>> Begin
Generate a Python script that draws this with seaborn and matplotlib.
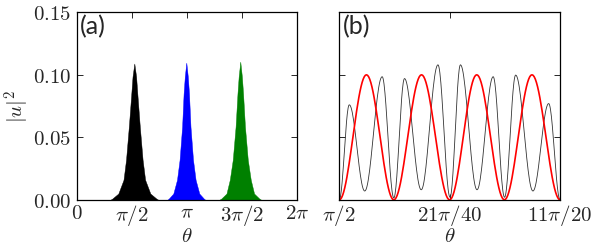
import numpy as np
import pandas as pd
import matplotlib
matplotlib.use("Agg")
import matplotlib.pyplot as plt
import seaborn as sns

# --- panel (a): three localized peaks (envelope) ---
peak_names = ["k", "b", "g"]
peak_colors = ["#000000", "#0000ff", "#008000"]
peak_centers = [1.639, 3.126, 4.670]
peak_heights = [0.109, 0.1097, 0.1105]
# heights of the envelope below the top, common to the three peaks
env_levels = [0.0986, 0.085, 0.0585, 0.032, 0.016, 0.005, 0.001, 0.0]
# half widths (rad) at the top and at each level
halfwidth_k = [0.0, 0.051, 0.086, 0.157, 0.237, 0.309, 0.458, 0.629, 0.686]
halfwidth_b = [0.0, 0.043, 0.077, 0.120, 0.192, 0.266, 0.372, 0.500, 0.543]
halfwidth_g = [0.0, 0.046, 0.080, 0.134, 0.215, 0.300, 0.395, 0.543, 0.600]

# --- panel (b): zoom between pi/2 and 11pi/20, extrema of each curve ---
black_theta = [1.5708, 1.5779, 1.5889, 1.6013, 1.6096, 1.6172, 1.6291, 1.6410,
               1.6496, 1.6570, 1.6688, 1.6803, 1.6884, 1.6963, 1.7086, 1.7198, 1.7279]
black_vals = [0.0, 0.076, 0.007, 0.0985, 0.0015, 0.097, 0.008, 0.108,
              0.002, 0.108, 0.008, 0.0985, 0.002, 0.0998, 0.007, 0.077, 0.0]
red_theta = [1.5708, 1.5901, 1.6096, 1.6293, 1.6493, 1.6686, 1.6883, 1.7079, 1.7279]
red_vals = [0.0, 0.100, 0.0, 0.100, 0.0, 0.100, 0.0, 0.100, 0.0]

xticks_a = [0, np.pi / 2, np.pi, 3 * np.pi / 2, 2 * np.pi]
xlabels_a = [r"$0$", r"$\pi/2$", r"$\pi$", r"$3\pi/2$", r"$2\pi$"]
xticks_b = [np.pi / 2, 21 * np.pi / 40, 11 * np.pi / 20]
xlabels_b = [r"$\pi/2$", r"$21\pi/40$", r"$11\pi/20$"]
yticks = [0.0, 0.05, 0.10, 0.15]
ylabels = [r"$0.00$", r"$0.05$", r"$0.10$", r"$0.15$"]


def smooth_between(xs, ys, n=25):
    # half-cosine segments joining consecutive extrema
    px, py = [], []
    for i in range(len(xs) - 1):
        t = np.linspace(0, 1, n, endpoint=False)
        s = (1 - np.cos(np.pi * t)) / 2
        px.extend(xs[i] + (xs[i + 1] - xs[i]) * t)
        py.extend(ys[i] + (ys[i + 1] - ys[i]) * s)
    px.append(xs[-1])
    py.append(ys[-1])
    return np.array(px), np.array(py)


sns.set_style("ticks")
plt.rcParams["mathtext.fontset"] = "cm"
plt.rcParams["font.family"] = ["DejaVu Sans"]

fig = plt.figure(figsize=(5.98, 2.5), dpi=100)
ax1 = fig.add_axes([0.1288, 0.2008, 0.3673, 0.75])
ax2 = fig.add_axes([0.5674, 0.2008, 0.3691, 0.75])

widths = {"k": halfwidth_k, "b": halfwidth_b, "g": halfwidth_g}
for name, col, c, h in zip(peak_names, peak_colors, peak_centers, peak_heights):
    w = np.array(widths[name])
    lev = np.array([h] + env_levels)
    xs = np.concatenate([c - w[::-1], c + w[1:]])
    ys = np.concatenate([lev[::-1], lev[1:]])
    ax1.fill_between(xs, 0, ys, color=col, lw=0.3, edgecolor=col)

bx, by = smooth_between(black_theta, black_vals)
rx, ry = smooth_between(red_theta, red_vals)
df_b = pd.DataFrame({"theta": bx, "u2": by})
df_r = pd.DataFrame({"theta": rx, "u2": ry})
sns.lineplot(data=df_b, x="theta", y="u2", ax=ax2, color="#333333", lw=0.6,
             sort=False, estimator=None)
sns.lineplot(data=df_r, x="theta", y="u2", ax=ax2, color="#ff0000", lw=1.2,
             sort=False, estimator=None)

for ax in (ax1, ax2):
    ax.set_ylim(0, 0.15)
    ax.tick_params(direction="in", top=True, right=True, length=4, width=0.7,
                   labelsize=15)
    ax.tick_params(axis="x", pad=2)
    ax.tick_params(axis="y", pad=4)
    for s in ax.spines.values():
        s.set_linewidth(0.9)
        s.set_color("black")
    ax.set_xlabel(r"$\theta$", fontsize=15, labelpad=-1)
    ax.set_ylabel("")

ax1.set_xlim(0, 2 * np.pi)
ax1.set_xticks(xticks_a, xlabels_a)
ax1.set_yticks(yticks, ylabels)
ax1.set_ylabel(r"$|u|^2$", fontsize=15, labelpad=1)

ax2.set_xlim(np.pi / 2, 11 * np.pi / 20)
ax2.set_xticks(xticks_b, xlabels_b)
ax2.set_yticks(yticks, [""] * len(yticks))

ax1.text(0.015, 0.985, "(a)", transform=ax1.transAxes, va="top", ha="left",
         fontsize=18, family=["Lato", "DejaVu Sans"])
ax2.text(0.015, 0.985, "(b)", transform=ax2.transAxes, va="top", ha="left",
         fontsize=18, family=["Lato", "DejaVu Sans"])

fig.savefig("out.png", dpi=100)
>> End
### Exercise details
Return only the lines from the start of the data through the line that contains "import seaborn as sns", please, copying them exactly and omitting all pictures.

### Worked answer
Generate a Python script that draws this with seaborn and matplotlib.
import numpy as np
import pandas as pd
import matplotlib
matplotlib.use("Agg")
import matplotlib.pyplot as plt
import seaborn as sns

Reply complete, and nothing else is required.